Extra time to make a grocery store run can be a burden, particularly for low-income Vermonters, said John Sayles, CEO of the Vermont Foodbank.

“It can be really challenging to get to a full-service grocery store, and when you do it’s much more expensive,” he said. “If you’re a single mother with kids, you have a limited food budget, and you are spending a portion of that budget on fresh food your kids might not even eat, and you have to prep? It’s a full-time job being poor.”

Sayles has a mixed opinion of dollar stores. They have food available at prices often lower than other places, and in urban areas they’re accessible to people without cars. And careful shoppers could get nutritious meals out of the canned goods and frozen staples sold in dollar stores.

Yet a full grocery store would provide far better options, he said. (Vermont Foodbank received $100,000 in a settlement between Dollar General and the Attorney General over deceptive pricing.)

Dollar General
While dollar stores often offer easier access and lower prices, their range of food products is more limited than grocery stores. Photo by Erin Petenko/VTDigger

Kolodinsky said dollar stores tend to have more processed food laden with calories and saturated fat. While the arrival of dollar stores in areas without grocery stores gives people local food shopping options, it doesn’t necessarily address the issue of access to affordable, healthy options.

“I worry there will be a proliferation of places where you can get food, and the conversation goes away,” she said. “But that shuts off the conversation of what kind of food people have access to.”

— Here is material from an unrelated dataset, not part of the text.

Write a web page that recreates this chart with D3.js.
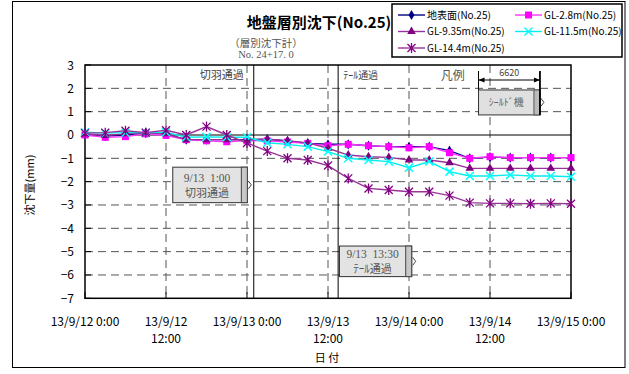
<!DOCTYPE html>
<html><head><meta charset="utf-8">
<script src="https://cdn.jsdelivr.net/npm/d3@7"></script>
<style>
body{margin:0;background:#fff;}
svg{display:block;}
text{font-family:"Noto Sans CJK JP","Noto Sans",sans-serif;}
</style></head>
<body><svg id="c" width="629" height="374"></svg>
<script>
const times = ["2013-09-12T00:00","2013-09-12T03:00","2013-09-12T06:00","2013-09-12T09:00","2013-09-12T12:00","2013-09-12T15:00","2013-09-12T18:00","2013-09-12T21:00",
"2013-09-13T00:00","2013-09-13T03:00","2013-09-13T06:00","2013-09-13T09:00","2013-09-13T12:00","2013-09-13T15:00","2013-09-13T18:00","2013-09-13T21:00",
"2013-09-14T00:00","2013-09-14T03:00","2013-09-14T06:00","2013-09-14T09:00","2013-09-14T12:00","2013-09-14T15:00","2013-09-14T18:00","2013-09-14T21:00",
"2013-09-15T00:00"];
const seriesNames = ["地表面(No.25)","GL-2.8m(No.25)","GL-9.35m(No.25)","GL-11.5m(No.25)","GL-14.4m(No.25)"];
const surface = [0.05,-0.05,0.0,0.1,0.05,-0.2,-0.2,-0.2,-0.2,-0.18,-0.26,-0.36,-0.4,-0.4,-0.46,-0.5,-0.5,-0.5,-0.67,-1.0,-0.95,-0.97,-0.97,-0.97,-0.97];
const gl28 = [0.0,-0.1,-0.07,0.05,-0.02,-0.2,-0.25,-0.29,-0.24,-0.25,-0.3,-0.36,-0.46,-0.4,-0.46,-0.5,-0.55,-0.5,-0.76,-1.0,-0.93,-0.97,-0.97,-0.97,-0.97];
const gl935 = [0.05,-0.02,0.05,0.1,0.05,-0.2,-0.2,-0.2,-0.22,-0.18,-0.24,-0.34,-0.57,-0.86,-0.93,-0.96,-1.07,-1.07,-1.19,-1.43,-1.43,-1.43,-1.43,-1.43,-1.43];
const gl115 = [0.12,0.08,0.1,0.1,0.12,-0.1,-0.08,-0.1,-0.1,-0.33,-0.4,-0.5,-0.71,-1.0,-1.07,-1.14,-1.4,-1.14,-1.57,-1.76,-1.76,-1.71,-1.76,-1.76,-1.79];
const gl144 = [0.08,0.1,0.18,0.1,0.2,0.0,0.36,0.0,-0.34,-0.69,-1.0,-1.07,-1.31,-1.86,-2.29,-2.36,-2.43,-2.43,-2.6,-2.9,-2.93,-2.93,-2.95,-2.93,-2.95];
const yTicks = [3,2,1,0,-1,-2,-3,-4,-5,-6,-7];
const xTickTimes = ["2013-09-12T00:00","2013-09-12T12:00","2013-09-13T00:00","2013-09-13T12:00","2013-09-14T00:00","2013-09-14T12:00","2013-09-15T00:00"];
const xTickLabels = [["13/9/12 0:00"],["13/9/12","12:00"],["13/9/13 0:00"],["13/9/13","12:00"],["13/9/14 0:00"],["13/9/14","12:00"],["13/9/15 0:00"]];
const events = [{t:"2013-09-13T01:00",label:"切羽通過",box:["9/13  1:00","切羽通過"]},{t:"2013-09-13T13:30",label:"ﾃｰﾙ通過",box:["9/13  13:30","ﾃｰﾙ通過"]}];

const parse = d3.timeParse("%Y-%m-%dT%H:%M");
const T = times.map(parse);
const svg = d3.select("#c");
const L=85,R=571,Tp=65,B=298.3;
const x = d3.scaleTime().domain([parse(xTickTimes[0]), parse(xTickTimes[6])]).range([L,R]);
const y = d3.scaleLinear().domain([-7,3]).range([B,Tp]);
const hr = h => new Date(T[0].getTime()+h*3600e3);

// outer frame
svg.append("rect").attr("x",12.5).attr("y",1.5).attr("width",612.5).attr("height",366).attr("fill","#fff").attr("stroke","#000").attr("stroke-width",1);

// gridlines
const g = svg.append("g");
yTicks.filter(v=>v!==3&&v!==-7&&v!==0).forEach(v=>{
  g.append("line").attr("x1",L).attr("x2",R).attr("y1",y(v)).attr("y2",y(v)).attr("stroke","#555").attr("stroke-dasharray","8,5");
});
xTickTimes.slice(1,6).forEach(t=>{
  g.append("line").attr("x1",x(parse(t))).attr("x2",x(parse(t))).attr("y1",Tp).attr("y2",B).attr("stroke","#555").attr("stroke-dasharray","8,5");
});
// zero line
g.append("line").attr("x1",L).attr("x2",R).attr("y1",y(0)).attr("y2",y(0)).attr("stroke","#000").attr("stroke-width",1.2);
// event lines
events.forEach(e=>{
  g.append("line").attr("x1",x(parse(e.t))).attr("x2",x(parse(e.t))).attr("y1",Tp).attr("y2",B).attr("stroke","#000").attr("stroke-width",1);
});
// plot frame
svg.append("rect").attr("x",L).attr("y",Tp).attr("width",R-L).attr("height",B-Tp).attr("fill","none").attr("stroke","#000").attr("stroke-width",1.5);

// y axis ticks
yTicks.forEach(v=>{
  svg.append("line").attr("x1",L).attr("x2",L+6).attr("y1",y(v)).attr("y2",y(v)).attr("stroke","#000");
  svg.append("text").attr("x",74).attr("y",y(v)+4.5).attr("text-anchor","end").attr("font-size",12).text(String(v).replace("-","−"));
});
// x labels
xTickTimes.forEach((t,i)=>{
  const xx=x(parse(t));
  svg.append("line").attr("x1",xx).attr("x2",xx).attr("y1",B).attr("y2",B-6).attr("stroke","#000");
  xTickLabels[i].forEach((s,j)=>{
    svg.append("text").attr("x",xx).attr("y",326+j*16.5).attr("text-anchor","middle").attr("font-size",12).text(s);
  });
});
svg.append("text").attr("x",327).attr("y",362).attr("text-anchor","middle").attr("font-size",11).text("日 付");
svg.append("text").attr("transform","translate(34,185) rotate(-90)").attr("text-anchor","middle").attr("font-size",11).text("沈下量(mm)");

// title
svg.append("text").attr("x",319).attr("y",28).attr("text-anchor","middle").attr("font-size",15).attr("font-weight","bold").text("地盤層別沈下(No.25)");
const serif='"Liberation Serif","DejaVu Serif","Noto Sans CJK JP",serif';
svg.append("text").attr("x",266).attr("y",47).attr("text-anchor","middle").attr("font-size",10.5).attr("fill","#555").style("font-family",serif).text("（層別沈下計）");
svg.append("text").attr("x",266).attr("y",58).attr("text-anchor","middle").attr("font-size",10.5).attr("fill","#555").style("font-family",serif).text("No. 24+17. 0");

// top event labels
svg.append("text").attr("x",x(parse(events[0].t))-10).attr("y",79).attr("text-anchor","end").attr("font-size",11).attr("fill","#444").text(events[0].label);
svg.append("text").attr("x",x(parse(events[1].t))+5).attr("y",79).attr("text-anchor","start").attr("font-size",10).attr("fill","#444").text(events[1].label);
svg.append("text").attr("x",x(hr(54.5))).attr("y",80).attr("text-anchor","middle").attr("font-size",12).attr("fill","#555").text("凡例");

// shield symbol
const sx0=x(hr(58.3)), sx1=x(hr(67.4));
svg.append("rect").attr("x",sx0).attr("y",y(1.93)).attr("width",sx1-sx0).attr("height",y(0.86)-y(1.93)).attr("fill","#e0e0e0").attr("stroke","#333");
svg.append("rect").attr("x",sx1-6).attr("y",y(1.93)).attr("width",6).attr("height",y(0.86)-y(1.93)).attr("fill","#bbb").attr("stroke","#555");
svg.append("path").attr("d",`M${sx1+1},${y(1.4)-4}L${sx1+4},${y(1.4)}L${sx1+1},${y(1.4)+4}`).attr("fill","none").attr("stroke","#444");
svg.append("text").attr("x",(sx0+sx1)/2-3).attr("y",y(1.4)+4).attr("text-anchor","middle").attr("font-size",10).attr("fill","#666").text("ｼｰﾙﾄﾞ機");
svg.append("line").attr("x1",sx0).attr("x2",sx0).attr("y1",71).attr("y2",y(1.93)).attr("stroke","#000");
svg.append("line").attr("x1",sx1).attr("x2",sx1).attr("y1",71).attr("y2",y(0.86)).attr("stroke","#000").attr("stroke-width",1.8);
svg.append("line").attr("x1",sx0).attr("x2",sx1).attr("y1",80).attr("y2",80).attr("stroke","#000");
svg.append("path").attr("d",`M${sx0},80L${sx0+6},77.5L${sx0+6},82.5Z M${sx1},80L${sx1-6},77.5L${sx1-6},82.5Z`).attr("fill","#000");
svg.append("text").attr("x",(sx0+sx1)/2).attr("y",76).attr("text-anchor","middle").attr("font-size",9).attr("fill","#444").text("6620");

// annotation boxes
function annBox(h0,h1,v0,v1,lines){
  const bx0=x(hr(h0)),bx1=x(hr(h1)),by0=y(v0),by1=y(v1);
  svg.append("rect").attr("x",bx0).attr("y",by0).attr("width",bx1-bx0).attr("height",by1-by0).attr("fill","#e3e3e3").attr("stroke","#333");
  svg.append("rect").attr("x",bx1-6).attr("y",by0).attr("width",6).attr("height",by1-by0).attr("fill","#c8c8c8").attr("stroke","#444");
  const my=(by0+by1)/2;
  svg.append("path").attr("d",`M${bx1+1},${my-4}L${bx1+4},${my}L${bx1+1},${my+4}`).attr("fill","none").attr("stroke","#444");
  const cx=(bx0+bx1-6)/2;
  svg.append("text").attr("x",cx).attr("y",my-3).attr("text-anchor","middle").attr("font-size",11.5).attr("fill","#555").style("font-family",serif).style("white-space","pre").text(lines[0]);
  svg.append("text").attr("x",cx).attr("y",my+12).attr("text-anchor","middle").attr("font-size",11).attr("fill","#555").text(lines[1]);
}
annBox(13.0,24.05,-1.38,-2.9,events[0].box);
annBox(37.7,48.4,-4.76,-6.07,events[1].box);

// series
const series = [
 {name:seriesNames[0],vals:surface,color:"#000080",lc:"#000080",m:"diamond"},
 {name:seriesNames[1],vals:gl28,color:"#ff00ff",lc:"#ff33ff",m:"square"},
 {name:seriesNames[2],vals:gl935,color:"#800080",lc:"#993399",m:"triangle"},
 {name:seriesNames[3],vals:gl115,color:"#00ffff",lc:"#00eeee",m:"x"},
 {name:seriesNames[4],vals:gl144,color:"#800080",lc:"#993399",m:"star"}
];
function marker(sel,m,color,cx,cy){
  if(m==="diamond") sel.append("path").attr("d",d3.symbol(d3.symbolDiamond,30)()).attr("transform",`translate(${cx},${cy})`).attr("fill",color);
  else if(m==="square") sel.append("rect").attr("x",cx-3.5).attr("y",cy-3.5).attr("width",7).attr("height",7).attr("fill",color);
  else if(m==="triangle") sel.append("path").attr("d",d3.symbol(d3.symbolTriangle,32)()).attr("transform",`translate(${cx},${cy})`).attr("fill",color);
  else if(m==="x") sel.append("path").attr("d",`M${cx-4},${cy-4}L${cx+4},${cy+4}M${cx-4},${cy+4}L${cx+4},${cy-4}`).attr("stroke",color).attr("stroke-width",1.5);
  else if(m==="star") sel.append("path").attr("d",`M${cx-4},${cy-4}L${cx+4},${cy+4}M${cx-4},${cy+4}L${cx+4},${cy-4}M${cx},${cy-5}L${cx},${cy+5}`).attr("stroke",color).attr("stroke-width",1.3);
}
const line = d3.line().x((d,i)=>x(T[i])).y(d=>y(d));
series.forEach(s=>{
  const sg=svg.append("g");
  sg.append("path").datum(s.vals).attr("d",line).attr("fill","none").attr("stroke",s.lc).attr("stroke-width",1.4);
  s.vals.forEach((v,i)=>marker(sg,s.m,s.color,x(T[i]),y(v)));
});

// legend
svg.append("rect").attr("x",392).attr("y",4).attr("width",230).attr("height",53).attr("fill","#fff").attr("stroke","#000").attr("stroke-width",1.5);
series.forEach((s,i)=>{
  const col=i%2,row=Math.floor(i/2);
  const lx=col?515:398, ly=15+row*16.5;
  svg.append("line").attr("x1",lx).attr("x2",lx+27).attr("y1",ly).attr("y2",ly).attr("stroke",s.lc).attr("stroke-width",1.4);
  marker(svg,s.m,s.color,lx+13.5,ly);
  svg.append("text").attr("x",lx+29).attr("y",ly+3.8).attr("font-size",10).text(s.name);
});
</script></body></html>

Searching for veggies in the Granite City

Barre was a thriving industrial town at the turn of the 20th century, but the decline of its granite industry has led to economic struggles. More than a quarter of residents in Barre City are below the poverty line, double the Vermont average. Little data exists on car ownership, but about 27% of residents don’t drive themselves to work, higher than the rest of Vermont.

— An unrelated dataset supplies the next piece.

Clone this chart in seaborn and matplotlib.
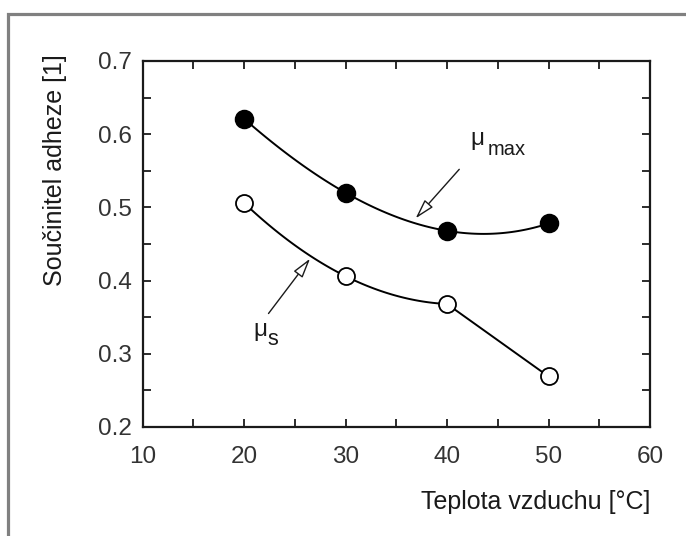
import numpy as np
import pandas as pd
import matplotlib
matplotlib.use("Agg")
import matplotlib.pyplot as plt
import seaborn as sns
from matplotlib.patches import Rectangle
from matplotlib.ticker import MultipleLocator

teplota = [20, 30, 40, 50]
mu_max = [0.621, 0.520, 0.468, 0.478]
mu_s = [0.506, 0.406, 0.368, 0.269]

df = pd.DataFrame({"teplota": teplota, "mu_max": mu_max, "mu_s": mu_s})

sns.set_theme(style="ticks")
plt.rcParams["font.family"] = ["Liberation Sans", "DejaVu Sans"]

ink = "#1a1a1a"
fig = plt.figure(figsize=(6.86, 5.36), dpi=100)
ax = fig.add_axes([0.208, 0.2034, 0.7395, 0.6828])

# mu_max hladka krivka
sns.regplot(data=df, x="teplota", y="mu_max", order=3, ci=None, scatter=False,
            color="black", line_kws=dict(lw=1.4), ax=ax)
# mu_s: oblouk 20-40, pak skoro rovne
sns.regplot(data=df.iloc[:3], x="teplota", y="mu_s", order=2, ci=None, scatter=False,
            color="black", line_kws=dict(lw=1.4), ax=ax)
sns.lineplot(data=df.iloc[2:], x="teplota", y="mu_s", color="black", lw=1.4, ax=ax)

sns.scatterplot(data=df, x="teplota", y="mu_max", s=165, color="black",
                edgecolor="black", linewidth=1.2, zorder=4, ax=ax)
sns.scatterplot(data=df, x="teplota", y="mu_s", s=150, color="white",
                edgecolor="black", linewidth=1.3, zorder=4, ax=ax)

ax.set_xlim(10, 60)
ax.set_ylim(0.2, 0.7)
ax.xaxis.set_major_locator(MultipleLocator(10))
ax.xaxis.set_minor_locator(MultipleLocator(5))
ax.yaxis.set_major_locator(MultipleLocator(0.1))
ax.yaxis.set_minor_locator(MultipleLocator(0.05))
ax.tick_params(which="both", direction="in", top=True, right=True,
               width=1.3, color=ink, labelcolor="#333333", labelsize=17.5)
ax.tick_params(which="major", length=6)
ax.tick_params(which="minor", length=5.5)
ax.tick_params(axis="x", pad=14)
ax.tick_params(axis="y", pad=8)
for s in ax.spines.values():
    s.set_linewidth(1.6)
    s.set_color(ink)

ax.set_xlabel("Teplota vzduchu [°C]", fontsize=18, color=ink, ha="right", va="center")
ax.xaxis.set_label_coords(1.0, -0.205)
ax.set_ylabel("Součinitel adheze [1]", fontsize=18, color=ink, va="center")
ax.yaxis.set_label_coords(-0.173, 0.703)

arrow = dict(arrowstyle="-|>,head_length=1.0,head_width=0.28", fc="white",
             ec=ink, lw=1.0, shrinkA=0, shrinkB=0)
ax.annotate("", xy=(36.9, 0.485), xytext=(41.2, 0.552), arrowprops=arrow)
ax.annotate("", xy=(26.5, 0.430), xytext=(22.4, 0.355), arrowprops=arrow)

ax.text(43.0, 0.594, "μ", fontsize=17.5, color=ink, ha="center", va="center")
ax.text(44.0, 0.579, "max", fontsize=14.5, color=ink, ha="left", va="center")
ax.text(21.6, 0.332, "μ", fontsize=17.5, color=ink, ha="center", va="center")
ax.text(22.3, 0.319, "s", fontsize=15.5, color=ink, ha="left", va="center")

# sedy ramecek kolem obrazku
fig.patches.append(Rectangle((8 / 686, -0.2), 1.2, 1.2 - 14 / 536,
                             transform=fig.transFigure, fill=False,
                             ec="#808080", lw=2.3))

fig.savefig("out.png", dpi=100)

Residents of downtown Barre tend to be poorer than those in the surrounding hills of Barre Town, said Nick Landry, president of Granite City Grocery.

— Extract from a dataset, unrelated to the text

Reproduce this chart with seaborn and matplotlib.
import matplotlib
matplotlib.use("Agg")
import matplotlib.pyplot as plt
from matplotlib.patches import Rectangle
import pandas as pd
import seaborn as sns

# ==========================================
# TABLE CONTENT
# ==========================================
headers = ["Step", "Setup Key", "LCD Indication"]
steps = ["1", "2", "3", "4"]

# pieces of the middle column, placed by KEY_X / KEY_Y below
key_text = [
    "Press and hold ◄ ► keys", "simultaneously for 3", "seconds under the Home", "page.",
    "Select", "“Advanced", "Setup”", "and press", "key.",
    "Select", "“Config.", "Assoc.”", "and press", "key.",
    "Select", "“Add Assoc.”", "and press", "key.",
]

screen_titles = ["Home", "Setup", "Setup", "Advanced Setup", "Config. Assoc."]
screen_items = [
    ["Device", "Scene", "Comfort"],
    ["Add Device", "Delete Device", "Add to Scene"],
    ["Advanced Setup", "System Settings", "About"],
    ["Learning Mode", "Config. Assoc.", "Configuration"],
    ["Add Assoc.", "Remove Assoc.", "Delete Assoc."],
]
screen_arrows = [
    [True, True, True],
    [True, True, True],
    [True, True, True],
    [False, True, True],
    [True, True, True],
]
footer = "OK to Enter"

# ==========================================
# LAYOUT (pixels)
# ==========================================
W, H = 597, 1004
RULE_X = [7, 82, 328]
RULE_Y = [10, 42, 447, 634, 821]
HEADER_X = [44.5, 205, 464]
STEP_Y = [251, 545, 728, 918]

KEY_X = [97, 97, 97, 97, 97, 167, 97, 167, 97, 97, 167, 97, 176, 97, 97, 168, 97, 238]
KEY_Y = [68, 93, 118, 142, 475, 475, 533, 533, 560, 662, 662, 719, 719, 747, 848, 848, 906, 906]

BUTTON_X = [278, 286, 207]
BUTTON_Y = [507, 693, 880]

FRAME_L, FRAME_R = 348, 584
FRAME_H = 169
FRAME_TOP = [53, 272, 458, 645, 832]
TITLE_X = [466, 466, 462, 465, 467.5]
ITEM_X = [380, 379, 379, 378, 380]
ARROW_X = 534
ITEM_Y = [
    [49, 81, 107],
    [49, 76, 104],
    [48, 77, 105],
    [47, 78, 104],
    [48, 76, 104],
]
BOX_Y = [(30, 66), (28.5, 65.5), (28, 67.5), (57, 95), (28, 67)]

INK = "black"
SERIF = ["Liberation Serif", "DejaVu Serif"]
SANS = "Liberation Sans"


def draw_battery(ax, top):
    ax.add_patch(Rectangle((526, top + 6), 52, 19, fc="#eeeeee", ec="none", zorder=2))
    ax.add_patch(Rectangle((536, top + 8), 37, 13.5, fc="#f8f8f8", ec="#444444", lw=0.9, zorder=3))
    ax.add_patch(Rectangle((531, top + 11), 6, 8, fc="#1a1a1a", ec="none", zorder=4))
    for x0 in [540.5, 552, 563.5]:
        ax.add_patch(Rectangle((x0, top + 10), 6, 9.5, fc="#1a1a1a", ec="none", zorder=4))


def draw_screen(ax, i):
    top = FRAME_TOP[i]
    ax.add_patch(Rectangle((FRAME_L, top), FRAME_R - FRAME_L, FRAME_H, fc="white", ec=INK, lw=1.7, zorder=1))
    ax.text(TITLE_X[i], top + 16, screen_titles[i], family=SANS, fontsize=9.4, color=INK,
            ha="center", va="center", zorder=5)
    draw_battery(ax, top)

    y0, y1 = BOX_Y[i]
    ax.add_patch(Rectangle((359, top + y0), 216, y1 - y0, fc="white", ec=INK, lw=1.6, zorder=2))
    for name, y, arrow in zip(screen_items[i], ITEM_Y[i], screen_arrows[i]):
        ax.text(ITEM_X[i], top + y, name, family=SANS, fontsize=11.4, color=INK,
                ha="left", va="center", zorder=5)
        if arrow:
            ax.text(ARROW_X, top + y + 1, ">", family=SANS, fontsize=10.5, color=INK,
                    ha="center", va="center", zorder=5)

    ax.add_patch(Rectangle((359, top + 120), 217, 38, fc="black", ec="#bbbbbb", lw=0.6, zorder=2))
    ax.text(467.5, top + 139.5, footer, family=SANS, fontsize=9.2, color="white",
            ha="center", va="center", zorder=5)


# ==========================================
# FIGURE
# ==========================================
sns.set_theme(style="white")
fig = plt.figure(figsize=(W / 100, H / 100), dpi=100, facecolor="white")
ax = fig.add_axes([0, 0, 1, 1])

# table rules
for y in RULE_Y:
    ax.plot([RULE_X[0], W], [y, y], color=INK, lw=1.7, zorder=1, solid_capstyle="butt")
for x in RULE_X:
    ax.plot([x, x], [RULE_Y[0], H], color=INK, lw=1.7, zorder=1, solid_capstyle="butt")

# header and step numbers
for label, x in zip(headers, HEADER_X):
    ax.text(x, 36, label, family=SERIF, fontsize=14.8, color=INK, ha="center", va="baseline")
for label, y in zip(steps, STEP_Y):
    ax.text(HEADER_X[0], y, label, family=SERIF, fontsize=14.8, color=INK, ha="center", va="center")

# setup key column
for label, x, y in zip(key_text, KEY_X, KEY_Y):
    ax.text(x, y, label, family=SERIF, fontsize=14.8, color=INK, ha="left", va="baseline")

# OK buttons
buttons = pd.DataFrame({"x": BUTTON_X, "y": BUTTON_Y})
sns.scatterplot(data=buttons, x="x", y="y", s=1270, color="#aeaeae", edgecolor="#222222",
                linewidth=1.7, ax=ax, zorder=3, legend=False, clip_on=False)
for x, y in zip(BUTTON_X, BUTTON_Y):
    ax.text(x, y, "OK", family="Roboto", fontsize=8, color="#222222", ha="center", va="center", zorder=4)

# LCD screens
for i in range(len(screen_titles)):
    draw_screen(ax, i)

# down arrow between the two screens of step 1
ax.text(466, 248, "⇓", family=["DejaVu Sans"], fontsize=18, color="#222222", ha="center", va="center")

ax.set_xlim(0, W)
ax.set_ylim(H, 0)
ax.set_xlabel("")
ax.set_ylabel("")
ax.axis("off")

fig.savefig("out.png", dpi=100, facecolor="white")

Landry is familiar with the grocery store divide in Barre. A longtime resident, he has been working to get a cooperative grocery store off the ground in the city since 2013. His father, Bruce, recalls the old Grand Union, now the home of Lenny’s Shoe & Apparel. “That store was profitable, but the company wasn’t,” Bruce said.

Locals have some sporadic food options, like a seasonal farmers market and the Capstone food bank and community group. There are convenience stores as well, but one owner said he’d been struggling to compete since Dollar General opened up down the road. 

“We can’t buy items wholesale as cheap as they can, and we can’t compete pricewise. They have so much buying power. They even sell tobacco and alcohol,” said Rick Dente, owner of Dente’s Market. 

Dente’s, on the main road, Route 302, just north of downtown, sells snacks, basic foods and alcohol along with some fresh fruits and deli meats. The end of Burlington News Agency’s magazine distribution has hit it hard as well, and the magazine rack sits nearly empty with just a few hobby magazines. Dente said he plans to close the store next year and try to re-open it with a new focus.

Other nearby stores have pivoted their business to gain an edge. Quality Market, a locally owned grocery store up the road from Barre, started offering fully cooked meals and a bigger produce aisle to draw in daily customers. 

“We have found our niche is really our new entrees and our meat department. There aren’t very many places where you can get custom cut-to-order steak,” said Pam Trag, owner of Quality Market. 

Quality Market
Local stores like Quality Market have changed their offerings to try to gain an edge in the face of the rise of dollar stores. Photo by Erin Petenko/VTDigger

Nick Landry hopes to target a still-unfilled market — residents who want produce and affordable groceries within walking distance. 

“People downtown are keenly aware Barre’s a food desert,” he said. “People with cars just come from Shaw’s and bounce to Hannaford.”

Right now, Granite City Grocery, still in early planning stages, is working on getting new members. Seven hundred households have signed up to join the cooperative. Landry envisions the store combining low-cost staples with more expensive specialty produce, hoping that income from the latter will help keep the former affordable.

Hunger Free Vermont is also working with local officials to map food access in Barre. Monica Taylor, Hunger Free’s representative on the project, said other “hunger councils” across the state are keeping an eye on it as a model to clarify a complex issue. 

One area of the state has been more successful in getting grocery stores into its downtown — Burlington. After a major grocery store closure, the city commissioned a study that led it to award City Market the chance to replace its old store in 1999. 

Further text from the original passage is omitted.